**EXERCISE REQUIREMENTS:** Write out again, unaltered, the lines from the start through the line containing "minimum width=14.1cm, minimum".

[Records from a data collection]
* * *

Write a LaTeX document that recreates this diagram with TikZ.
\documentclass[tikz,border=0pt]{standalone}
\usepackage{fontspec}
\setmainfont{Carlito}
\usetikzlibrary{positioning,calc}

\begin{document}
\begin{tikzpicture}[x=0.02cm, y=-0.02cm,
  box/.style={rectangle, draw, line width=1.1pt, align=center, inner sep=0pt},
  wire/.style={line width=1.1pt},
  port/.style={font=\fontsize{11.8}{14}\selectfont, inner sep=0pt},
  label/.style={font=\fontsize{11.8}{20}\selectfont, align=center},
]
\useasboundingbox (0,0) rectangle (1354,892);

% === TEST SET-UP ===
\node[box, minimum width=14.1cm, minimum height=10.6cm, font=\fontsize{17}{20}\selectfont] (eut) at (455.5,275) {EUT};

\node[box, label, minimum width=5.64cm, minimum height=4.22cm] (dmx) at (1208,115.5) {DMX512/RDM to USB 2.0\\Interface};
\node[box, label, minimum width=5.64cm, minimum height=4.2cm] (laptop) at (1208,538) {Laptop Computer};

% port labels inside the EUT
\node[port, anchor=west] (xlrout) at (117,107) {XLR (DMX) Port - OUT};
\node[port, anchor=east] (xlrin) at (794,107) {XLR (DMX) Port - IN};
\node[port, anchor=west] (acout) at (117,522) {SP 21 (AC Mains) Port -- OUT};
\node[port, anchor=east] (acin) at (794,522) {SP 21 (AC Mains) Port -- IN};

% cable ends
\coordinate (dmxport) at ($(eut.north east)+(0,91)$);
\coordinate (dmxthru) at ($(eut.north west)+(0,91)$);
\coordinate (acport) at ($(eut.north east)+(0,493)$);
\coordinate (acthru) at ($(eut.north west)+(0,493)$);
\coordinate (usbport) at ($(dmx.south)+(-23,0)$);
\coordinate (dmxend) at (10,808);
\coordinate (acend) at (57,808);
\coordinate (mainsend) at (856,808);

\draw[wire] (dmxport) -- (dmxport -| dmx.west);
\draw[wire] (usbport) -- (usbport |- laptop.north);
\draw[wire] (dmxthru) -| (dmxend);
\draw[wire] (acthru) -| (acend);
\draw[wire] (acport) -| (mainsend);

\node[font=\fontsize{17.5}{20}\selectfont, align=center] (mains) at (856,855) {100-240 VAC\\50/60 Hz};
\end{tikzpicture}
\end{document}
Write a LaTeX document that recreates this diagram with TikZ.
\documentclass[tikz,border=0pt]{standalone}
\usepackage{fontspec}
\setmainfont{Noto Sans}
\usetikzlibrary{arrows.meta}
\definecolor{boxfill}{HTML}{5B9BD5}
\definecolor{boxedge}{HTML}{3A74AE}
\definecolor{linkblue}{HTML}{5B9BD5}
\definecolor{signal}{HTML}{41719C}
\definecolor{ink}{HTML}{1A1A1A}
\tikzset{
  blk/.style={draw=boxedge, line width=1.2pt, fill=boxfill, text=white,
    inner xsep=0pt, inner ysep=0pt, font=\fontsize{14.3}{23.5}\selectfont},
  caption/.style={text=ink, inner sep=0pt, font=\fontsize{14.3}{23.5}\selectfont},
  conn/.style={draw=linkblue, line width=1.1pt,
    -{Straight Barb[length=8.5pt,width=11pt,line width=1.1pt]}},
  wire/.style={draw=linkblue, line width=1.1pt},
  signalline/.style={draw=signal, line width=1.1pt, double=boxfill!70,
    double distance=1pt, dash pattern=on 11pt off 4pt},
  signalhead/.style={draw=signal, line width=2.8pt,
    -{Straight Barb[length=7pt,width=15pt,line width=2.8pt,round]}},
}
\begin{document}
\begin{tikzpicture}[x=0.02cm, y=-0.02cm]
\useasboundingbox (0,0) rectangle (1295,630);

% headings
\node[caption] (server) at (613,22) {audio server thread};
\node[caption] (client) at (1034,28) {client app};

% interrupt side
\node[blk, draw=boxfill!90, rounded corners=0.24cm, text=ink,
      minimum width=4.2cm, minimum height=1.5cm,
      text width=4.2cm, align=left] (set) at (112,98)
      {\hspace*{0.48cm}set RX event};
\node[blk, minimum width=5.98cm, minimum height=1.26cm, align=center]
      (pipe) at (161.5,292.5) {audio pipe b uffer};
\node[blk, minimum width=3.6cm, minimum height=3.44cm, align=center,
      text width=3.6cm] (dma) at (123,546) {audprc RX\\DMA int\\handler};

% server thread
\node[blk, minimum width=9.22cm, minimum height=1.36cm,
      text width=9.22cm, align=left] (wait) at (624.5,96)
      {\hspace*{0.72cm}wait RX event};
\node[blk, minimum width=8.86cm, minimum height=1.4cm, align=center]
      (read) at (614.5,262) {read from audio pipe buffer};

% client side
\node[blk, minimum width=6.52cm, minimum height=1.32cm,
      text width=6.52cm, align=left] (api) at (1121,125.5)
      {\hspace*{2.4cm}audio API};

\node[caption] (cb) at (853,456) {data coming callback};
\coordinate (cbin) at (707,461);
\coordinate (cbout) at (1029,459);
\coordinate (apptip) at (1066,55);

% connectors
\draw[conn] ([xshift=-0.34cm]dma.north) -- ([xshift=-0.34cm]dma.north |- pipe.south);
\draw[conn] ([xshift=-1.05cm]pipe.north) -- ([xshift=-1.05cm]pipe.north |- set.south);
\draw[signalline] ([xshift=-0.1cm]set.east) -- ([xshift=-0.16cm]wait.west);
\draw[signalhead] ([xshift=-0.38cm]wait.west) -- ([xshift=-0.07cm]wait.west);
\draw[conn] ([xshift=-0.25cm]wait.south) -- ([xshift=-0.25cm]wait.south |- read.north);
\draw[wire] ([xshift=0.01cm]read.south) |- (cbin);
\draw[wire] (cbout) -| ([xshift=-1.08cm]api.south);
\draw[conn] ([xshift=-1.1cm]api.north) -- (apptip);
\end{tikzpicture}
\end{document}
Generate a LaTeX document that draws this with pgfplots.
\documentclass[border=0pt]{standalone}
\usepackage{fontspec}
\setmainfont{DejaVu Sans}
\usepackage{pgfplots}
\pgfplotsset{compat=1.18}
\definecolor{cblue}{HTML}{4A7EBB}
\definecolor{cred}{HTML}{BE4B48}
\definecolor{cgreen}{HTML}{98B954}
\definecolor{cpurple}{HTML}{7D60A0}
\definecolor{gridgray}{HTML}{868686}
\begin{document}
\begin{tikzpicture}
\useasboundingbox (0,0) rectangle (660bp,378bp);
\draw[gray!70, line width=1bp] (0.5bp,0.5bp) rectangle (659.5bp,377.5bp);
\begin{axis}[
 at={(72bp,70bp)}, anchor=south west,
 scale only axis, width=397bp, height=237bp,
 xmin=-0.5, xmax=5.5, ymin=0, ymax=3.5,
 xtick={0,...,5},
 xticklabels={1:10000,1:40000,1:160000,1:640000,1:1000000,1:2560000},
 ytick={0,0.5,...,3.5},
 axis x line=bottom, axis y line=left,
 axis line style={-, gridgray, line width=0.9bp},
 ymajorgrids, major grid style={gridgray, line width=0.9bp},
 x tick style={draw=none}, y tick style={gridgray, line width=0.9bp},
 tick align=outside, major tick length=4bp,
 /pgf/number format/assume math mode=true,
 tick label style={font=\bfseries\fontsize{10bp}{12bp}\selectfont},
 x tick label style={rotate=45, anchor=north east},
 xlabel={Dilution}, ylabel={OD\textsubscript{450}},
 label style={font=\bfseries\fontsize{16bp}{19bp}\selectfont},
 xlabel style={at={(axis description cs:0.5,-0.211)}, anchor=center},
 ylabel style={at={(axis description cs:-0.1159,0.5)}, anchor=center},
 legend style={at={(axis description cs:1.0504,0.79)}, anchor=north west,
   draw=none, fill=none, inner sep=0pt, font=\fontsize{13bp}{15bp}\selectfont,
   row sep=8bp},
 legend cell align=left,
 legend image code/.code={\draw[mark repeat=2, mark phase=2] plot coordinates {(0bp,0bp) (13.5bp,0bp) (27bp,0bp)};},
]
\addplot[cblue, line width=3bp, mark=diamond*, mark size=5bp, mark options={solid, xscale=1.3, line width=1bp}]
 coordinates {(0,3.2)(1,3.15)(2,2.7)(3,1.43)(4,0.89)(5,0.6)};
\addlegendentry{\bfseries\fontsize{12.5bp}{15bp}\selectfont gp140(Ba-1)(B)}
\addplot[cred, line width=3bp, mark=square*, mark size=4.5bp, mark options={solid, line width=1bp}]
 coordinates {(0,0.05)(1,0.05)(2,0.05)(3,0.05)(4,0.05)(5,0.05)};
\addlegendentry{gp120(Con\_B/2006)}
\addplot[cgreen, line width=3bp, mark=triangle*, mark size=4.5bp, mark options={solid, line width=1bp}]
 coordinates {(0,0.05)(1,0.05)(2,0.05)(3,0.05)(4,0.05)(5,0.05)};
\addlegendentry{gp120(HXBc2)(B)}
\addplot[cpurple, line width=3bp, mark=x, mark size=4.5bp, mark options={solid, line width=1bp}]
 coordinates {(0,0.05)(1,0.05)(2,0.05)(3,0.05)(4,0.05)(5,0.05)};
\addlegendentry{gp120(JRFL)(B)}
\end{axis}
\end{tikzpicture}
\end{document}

* * *

**FINISHED TASK:**
Write a LaTeX document that recreates this diagram with TikZ.
\documentclass[tikz,border=0pt]{standalone}
\usepackage{fontspec}
\setmainfont{Carlito}
\usetikzlibrary{positioning,calc}

\begin{document}
\begin{tikzpicture}[x=0.02cm, y=-0.02cm,
  box/.style={rectangle, draw, line width=1.1pt, align=center, inner sep=0pt},
  wire/.style={line width=1.1pt},
  port/.style={font=\fontsize{11.8}{14}\selectfont, inner sep=0pt},
  label/.style={font=\fontsize{11.8}{20}\selectfont, align=center},
]
\useasboundingbox (0,0) rectangle (1354,892);

% === TEST SET-UP ===
\node[box, minimum width=14.1cm, minimum height=10.6cm, font=\fontsize{17}{20}\selectfont] (eut) at (455.5,275) {EUT};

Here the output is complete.